Jack Daniels are notoriously protective of their famous Black Label logo. But, their most recent defense of their iconic IP, a legal battle with a dog toy company, is taking matters to the next level. The dispute appears to be headed for the Supreme Court—and JD’s fellow distillers are throwing their weight behind Old No. 7.
A slew of entities including six spirits producers, the Distilled Spirits Council of the United States (DISCUS), the International Trademark Association, and the Campbell Soup Company filed amicus briefs in support of Jack Daniel’s petition for certiorari in Jack Daniel’s Properties Inc. v. VIP Products LLC.
At issue is VIP Products ‘Silly Squeakers’ line of liquor bottle shaped dog toys. Specifically, VIP’s “Bad Spaniel” imitation to Jack. (The label promises “No. 2 On Your Carpet.”) VIP also offers novelty versions of other brands including Bacardi and Kahlua.
Back in 2014, JD tried to cease-and-desist VIP’s gag gift, but the dog toymaker responded with a lawsuit. The case wrangled its way through the legal system over the next six years.

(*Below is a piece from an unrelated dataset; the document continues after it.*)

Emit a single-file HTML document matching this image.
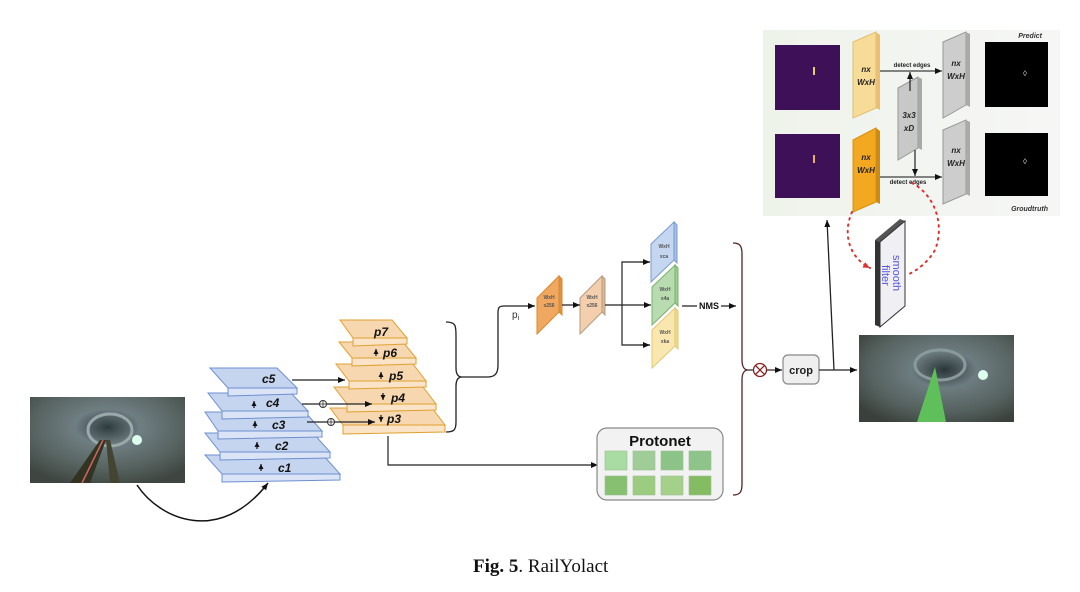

Most recently, the US Court of Appeals for the Ninth Circuit ruled in favor of VIP, declaring that the toys were “expressive” and satirical, therefore protected by the First Amendment.
Six years of legal wrangling, JD filed one final appeal to the Supreme Court. The SCOTUS petition was quickly followed by industry support in the form of amicus briefs which allow third parties to weigh in on behalf of one the litigants.
For example, Campari filed a brief directly addressing VIP’s Silly Squeakers Aperol based toy, Hairball. (The bottle reads ‘Gatto Italiano’.)
“Campari has been victimized by the respondent’s crude and juvenile dog toys, which confuse consumers, dilute the value of the targeted brands, and infringe intellectual property rights.”
Likewise, industry trade group DiSCUS also argued on behalf of JD. “The alcohol beverage industry has long worked to ensure that our products are advertised in a responsible manner,” said Courtney Armour, DISCUS Chief Legal Officer. “The 9th Circuit opinion threatens to undermine those efforts by inviting trademark infringers to pirate famous alcohol beverage brands so long as they add a humorous twist. This case involves dog toys, but it does not take much imagination to see how this could lead to ‘humorous’ products that encourage binge drinking and blacking out, underage drinking, or drunk driving. The industry must have control over their trademarks for responsible advertising initiatives to succeed.”
The case will boil down to the ‘Rogers Test’. Named after Fred and Ginger Rogers, the tool is employed to judge the presence of trademark infringement. The trademark owner must prove that the second usage “explicitly misleads as to the source or content of the work.”